Given exercise: Extract all of the data and reproduce it precisely.

###

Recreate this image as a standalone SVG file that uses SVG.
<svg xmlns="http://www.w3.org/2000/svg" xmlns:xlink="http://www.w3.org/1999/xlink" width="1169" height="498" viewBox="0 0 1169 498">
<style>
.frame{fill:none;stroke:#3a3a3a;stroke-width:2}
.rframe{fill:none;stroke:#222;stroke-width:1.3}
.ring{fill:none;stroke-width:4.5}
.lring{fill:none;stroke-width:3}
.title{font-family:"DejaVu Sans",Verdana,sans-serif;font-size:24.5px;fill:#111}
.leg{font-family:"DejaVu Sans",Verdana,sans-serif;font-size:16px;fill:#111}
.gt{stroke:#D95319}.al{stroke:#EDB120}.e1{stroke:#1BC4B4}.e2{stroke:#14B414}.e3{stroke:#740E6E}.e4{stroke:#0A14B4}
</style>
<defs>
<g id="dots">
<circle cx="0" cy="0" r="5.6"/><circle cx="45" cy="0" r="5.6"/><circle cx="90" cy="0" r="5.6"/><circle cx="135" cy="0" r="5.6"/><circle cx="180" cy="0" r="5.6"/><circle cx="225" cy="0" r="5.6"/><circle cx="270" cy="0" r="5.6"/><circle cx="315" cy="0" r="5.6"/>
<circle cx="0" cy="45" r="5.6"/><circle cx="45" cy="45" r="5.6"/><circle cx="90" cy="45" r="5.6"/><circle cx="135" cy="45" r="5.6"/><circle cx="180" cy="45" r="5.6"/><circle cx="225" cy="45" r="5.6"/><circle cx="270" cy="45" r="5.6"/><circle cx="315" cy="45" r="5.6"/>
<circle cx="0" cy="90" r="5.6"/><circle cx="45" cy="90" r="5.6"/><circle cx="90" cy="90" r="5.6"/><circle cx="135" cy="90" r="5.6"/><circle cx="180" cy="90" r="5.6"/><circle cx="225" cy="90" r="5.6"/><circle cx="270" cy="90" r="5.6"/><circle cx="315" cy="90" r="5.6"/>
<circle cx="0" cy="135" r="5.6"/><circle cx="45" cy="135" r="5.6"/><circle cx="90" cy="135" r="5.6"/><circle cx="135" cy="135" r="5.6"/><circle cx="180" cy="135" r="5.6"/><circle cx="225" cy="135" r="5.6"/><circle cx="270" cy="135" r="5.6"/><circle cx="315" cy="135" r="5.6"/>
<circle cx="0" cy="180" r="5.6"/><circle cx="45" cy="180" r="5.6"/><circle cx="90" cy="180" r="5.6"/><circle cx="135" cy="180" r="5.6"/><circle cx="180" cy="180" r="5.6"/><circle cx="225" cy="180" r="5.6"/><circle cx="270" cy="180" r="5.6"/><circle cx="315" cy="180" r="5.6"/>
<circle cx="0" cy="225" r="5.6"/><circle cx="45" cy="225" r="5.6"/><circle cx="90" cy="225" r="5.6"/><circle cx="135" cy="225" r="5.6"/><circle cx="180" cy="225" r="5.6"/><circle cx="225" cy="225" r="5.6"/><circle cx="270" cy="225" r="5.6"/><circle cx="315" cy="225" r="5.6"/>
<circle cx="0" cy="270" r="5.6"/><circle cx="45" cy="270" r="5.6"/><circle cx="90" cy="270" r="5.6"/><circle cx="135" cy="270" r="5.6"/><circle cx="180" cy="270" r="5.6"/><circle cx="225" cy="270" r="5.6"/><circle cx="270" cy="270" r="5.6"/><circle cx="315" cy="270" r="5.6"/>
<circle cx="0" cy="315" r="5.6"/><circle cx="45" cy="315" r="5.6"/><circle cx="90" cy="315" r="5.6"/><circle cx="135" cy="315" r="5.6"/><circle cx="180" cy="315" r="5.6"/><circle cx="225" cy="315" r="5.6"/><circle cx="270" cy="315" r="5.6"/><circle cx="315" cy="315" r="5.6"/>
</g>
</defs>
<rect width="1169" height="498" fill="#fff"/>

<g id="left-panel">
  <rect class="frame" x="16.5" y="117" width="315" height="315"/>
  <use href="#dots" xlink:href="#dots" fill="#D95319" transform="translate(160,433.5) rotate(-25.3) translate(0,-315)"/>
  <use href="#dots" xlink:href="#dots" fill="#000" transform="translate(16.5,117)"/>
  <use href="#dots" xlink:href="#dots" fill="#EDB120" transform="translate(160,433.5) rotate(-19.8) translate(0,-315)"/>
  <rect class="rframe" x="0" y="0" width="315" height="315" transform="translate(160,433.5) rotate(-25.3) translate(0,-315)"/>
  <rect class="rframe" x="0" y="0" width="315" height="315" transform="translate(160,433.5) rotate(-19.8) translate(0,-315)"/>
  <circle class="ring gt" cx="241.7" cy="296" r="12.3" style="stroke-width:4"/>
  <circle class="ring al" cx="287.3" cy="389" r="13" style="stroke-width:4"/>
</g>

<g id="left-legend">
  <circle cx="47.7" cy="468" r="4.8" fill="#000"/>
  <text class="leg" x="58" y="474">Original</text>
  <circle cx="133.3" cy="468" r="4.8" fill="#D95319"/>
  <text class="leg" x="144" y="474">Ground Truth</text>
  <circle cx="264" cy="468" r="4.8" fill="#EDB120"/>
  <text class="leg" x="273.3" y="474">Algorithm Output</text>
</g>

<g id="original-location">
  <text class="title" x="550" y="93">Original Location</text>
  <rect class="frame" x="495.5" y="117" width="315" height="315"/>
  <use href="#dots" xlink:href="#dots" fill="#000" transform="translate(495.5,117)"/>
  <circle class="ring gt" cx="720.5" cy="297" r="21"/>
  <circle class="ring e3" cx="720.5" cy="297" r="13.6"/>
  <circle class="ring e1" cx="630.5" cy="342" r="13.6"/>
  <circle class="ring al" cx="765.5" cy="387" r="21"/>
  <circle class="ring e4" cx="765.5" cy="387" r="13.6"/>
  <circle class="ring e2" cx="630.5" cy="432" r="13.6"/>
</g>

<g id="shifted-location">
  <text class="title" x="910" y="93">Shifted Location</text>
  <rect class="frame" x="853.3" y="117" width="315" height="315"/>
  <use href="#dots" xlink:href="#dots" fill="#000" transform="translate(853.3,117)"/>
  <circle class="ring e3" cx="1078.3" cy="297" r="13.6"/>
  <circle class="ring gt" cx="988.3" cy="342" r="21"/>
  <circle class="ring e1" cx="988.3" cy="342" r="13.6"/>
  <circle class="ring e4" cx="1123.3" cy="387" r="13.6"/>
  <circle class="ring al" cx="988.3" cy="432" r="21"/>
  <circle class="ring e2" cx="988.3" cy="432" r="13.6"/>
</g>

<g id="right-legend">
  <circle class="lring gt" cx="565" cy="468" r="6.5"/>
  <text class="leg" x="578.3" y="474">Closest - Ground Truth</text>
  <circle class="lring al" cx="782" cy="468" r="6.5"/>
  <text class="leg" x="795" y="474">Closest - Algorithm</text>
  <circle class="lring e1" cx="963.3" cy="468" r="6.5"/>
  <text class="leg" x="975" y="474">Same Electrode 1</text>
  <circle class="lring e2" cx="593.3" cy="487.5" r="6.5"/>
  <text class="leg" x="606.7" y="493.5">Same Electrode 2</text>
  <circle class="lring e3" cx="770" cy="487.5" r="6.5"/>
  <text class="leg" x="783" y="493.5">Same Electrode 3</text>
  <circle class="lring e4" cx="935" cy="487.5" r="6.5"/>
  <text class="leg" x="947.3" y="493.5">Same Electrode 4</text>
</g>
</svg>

###

Output for this exercise:
Recreate this image as a standalone SVG file that uses SVG.
<svg xmlns="http://www.w3.org/2000/svg" xmlns:xlink="http://www.w3.org/1999/xlink" width="1169" height="498" viewBox="0 0 1169 498">
<style>
.frame{fill:none;stroke:#3a3a3a;stroke-width:2}
.rframe{fill:none;stroke:#222;stroke-width:1.3}
.ring{fill:none;stroke-width:4.5}
.lring{fill:none;stroke-width:3}
.title{font-family:"DejaVu Sans",Verdana,sans-serif;font-size:24.5px;fill:#111}
.leg{font-family:"DejaVu Sans",Verdana,sans-serif;font-size:16px;fill:#111}
.gt{stroke:#D95319}.al{stroke:#EDB120}.e1{stroke:#1BC4B4}.e2{stroke:#14B414}.e3{stroke:#740E6E}.e4{stroke:#0A14B4}
</style>
<defs>
<g id="dots">
<circle cx="0" cy="0" r="5.6"/><circle cx="45" cy="0" r="5.6"/><circle cx="90" cy="0" r="5.6"/><circle cx="135" cy="0" r="5.6"/><circle cx="180" cy="0" r="5.6"/><circle cx="225" cy="0" r="5.6"/><circle cx="270" cy="0" r="5.6"/><circle cx="315" cy="0" r="5.6"/>
<circle cx="0" cy="45" r="5.6"/><circle cx="45" cy="45" r="5.6"/><circle cx="90" cy="45" r="5.6"/><circle cx="135" cy="45" r="5.6"/><circle cx="180" cy="45" r="5.6"/><circle cx="225" cy="45" r="5.6"/><circle cx="270" cy="45" r="5.6"/><circle cx="315" cy="45" r="5.6"/>
<circle cx="0" cy="90" r="5.6"/><circle cx="45" cy="90" r="5.6"/><circle cx="90" cy="90" r="5.6"/><circle cx="135" cy="90" r="5.6"/><circle cx="180" cy="90" r="5.6"/><circle cx="225" cy="90" r="5.6"/><circle cx="270" cy="90" r="5.6"/><circle cx="315" cy="90" r="5.6"/>
<circle cx="0" cy="135" r="5.6"/><circle cx="45" cy="135" r="5.6"/><circle cx="90" cy="135" r="5.6"/><circle cx="135" cy="135" r="5.6"/><circle cx="180" cy="135" r="5.6"/><circle cx="225" cy="135" r="5.6"/><circle cx="270" cy="135" r="5.6"/><circle cx="315" cy="135" r="5.6"/>
<circle cx="0" cy="180" r="5.6"/><circle cx="45" cy="180" r="5.6"/><circle cx="90" cy="180" r="5.6"/><circle cx="135" cy="180" r="5.6"/><circle cx="180" cy="180" r="5.6"/><circle cx="225" cy="180" r="5.6"/><circle cx="270" cy="180" r="5.6"/><circle cx="315" cy="180" r="5.6"/>
<circle cx="0" cy="225" r="5.6"/><circle cx="45" cy="225" r="5.6"/><circle cx="90" cy="225" r="5.6"/><circle cx="135" cy="225" r="5.6"/><circle cx="180" cy="225" r="5.6"/><circle cx="225" cy="225" r="5.6"/><circle cx="270" cy="225" r="5.6"/><circle cx="315" cy="225" r="5.6"/>
<circle cx="0" cy="270" r="5.6"/><circle cx="45" cy="270" r="5.6"/><circle cx="90" cy="270" r="5.6"/><circle cx="135" cy="270" r="5.6"/><circle cx="180" cy="270" r="5.6"/><circle cx="225" cy="270" r="5.6"/><circle cx="270" cy="270" r="5.6"/><circle cx="315" cy="270" r="5.6"/>
<circle cx="0" cy="315" r="5.6"/><circle cx="45" cy="315" r="5.6"/><circle cx="90" cy="315" r="5.6"/><circle cx="135" cy="315" r="5.6"/><circle cx="180" cy="315" r="5.6"/><circle cx="225" cy="315" r="5.6"/><circle cx="270" cy="315" r="5.6"/><circle cx="315" cy="315" r="5.6"/>
</g>
</defs>
<rect width="1169" height="498" fill="#fff"/>

<g id="left-panel">
  <rect class="frame" x="16.5" y="117" width="315" height="315"/>
  <use href="#dots" xlink:href="#dots" fill="#D95319" transform="translate(160,433.5) rotate(-25.3) translate(0,-315)"/>
  <use href="#dots" xlink:href="#dots" fill="#000" transform="translate(16.5,117)"/>
  <use href="#dots" xlink:href="#dots" fill="#EDB120" transform="translate(160,433.5) rotate(-19.8) translate(0,-315)"/>
  <rect class="rframe" x="0" y="0" width="315" height="315" transform="translate(160,433.5) rotate(-25.3) translate(0,-315)"/>
  <rect class="rframe" x="0" y="0" width="315" height="315" transform="translate(160,433.5) rotate(-19.8) translate(0,-315)"/>
  <circle class="ring gt" cx="241.7" cy="296" r="12.3" style="stroke-width:4"/>
  <circle class="ring al" cx="287.3" cy="389" r="13" style="stroke-width:4"/>
</g>

<g id="left-legend">
  <circle cx="47.7" cy="468" r="4.8" fill="#000"/>
  <text class="leg" x="58" y="474">Original</text>
  <circle cx="133.3" cy="468" r="4.8" fill="#D95319"/>
  <text class="leg" x="144" y="474">Ground Truth</text>
  <circle cx="264" cy="468" r="4.8" fill="#EDB120"/>
  <text class="leg" x="273.3" y="474">Algorithm Output</text>
</g>

<g id="original-location">
  <text class="title" x="550" y="93">Original Location</text>
  <rect class="frame" x="495.5" y="117" width="315" height="315"/>
  <use href="#dots" xlink:href="#dots" fill="#000" transform="translate(495.5,117)"/>
  <circle class="ring gt" cx="720.5" cy="297" r="21"/>
  <circle class="ring e3" cx="720.5" cy="297" r="13.6"/>
  <circle class="ring e1" cx="630.5" cy="342" r="13.6"/>
  <circle class="ring al" cx="765.5" cy="387" r="21"/>
  <circle class="ring e4" cx="765.5" cy="387" r="13.6"/>
  <circle class="ring e2" cx="630.5" cy="432" r="13.6"/>
</g>

<g id="shifted-location">
  <text class="title" x="910" y="93">Shifted Location</text>
  <rect class="frame" x="853.3" y="117" width="315" height="315"/>
  <use href="#dots" xlink:href="#dots" fill="#000" transform="translate(853.3,117)"/>
  <circle class="ring e3" cx="1078.3" cy="297" r="13.6"/>
  <circle class="ring gt" cx="988.3" cy="342" r="21"/>
  <circle class="ring e1" cx="988.3" cy="342" r="13.6"/>
  <circle class="ring e4" cx="1123.3" cy="387" r="13.6"/>
  <circle class="ring al" cx="988.3" cy="432" r="21"/>
  <circle class="ring e2" cx="988.3" cy="432" r="13.6"/>
</g>

<g id="right-legend">
  <circle class="lring gt" cx="565" cy="468" r="6.5"/>
  <text class="leg" x="578.3" y="474">Closest - Ground Truth</text>
  <circle class="lring al" cx="782" cy="468" r="6.5"/>
  <text class="leg" x="795" y="474">Closest - Algorithm</text>
  <circle class="lring e1" cx="963.3" cy="468" r="6.5"/>
  <text class="leg" x="975" y="474">Same Electrode 1</text>
  <circle class="lring e2" cx="593.3" cy="487.5" r="6.5"/>
  <text class="leg" x="606.7" y="493.5">Same Electrode 2</text>
  <circle class="lring e3" cx="770" cy="487.5" r="6.5"/>
  <text class="leg" x="783" y="493.5">Same Electrode 3</text>
  <circle class="lring e4" cx="935" cy="487.5" r="6.5"/>
  <text class="leg" x="947.3" y="493.5">Same Electrode 4</text>
</g>
</svg>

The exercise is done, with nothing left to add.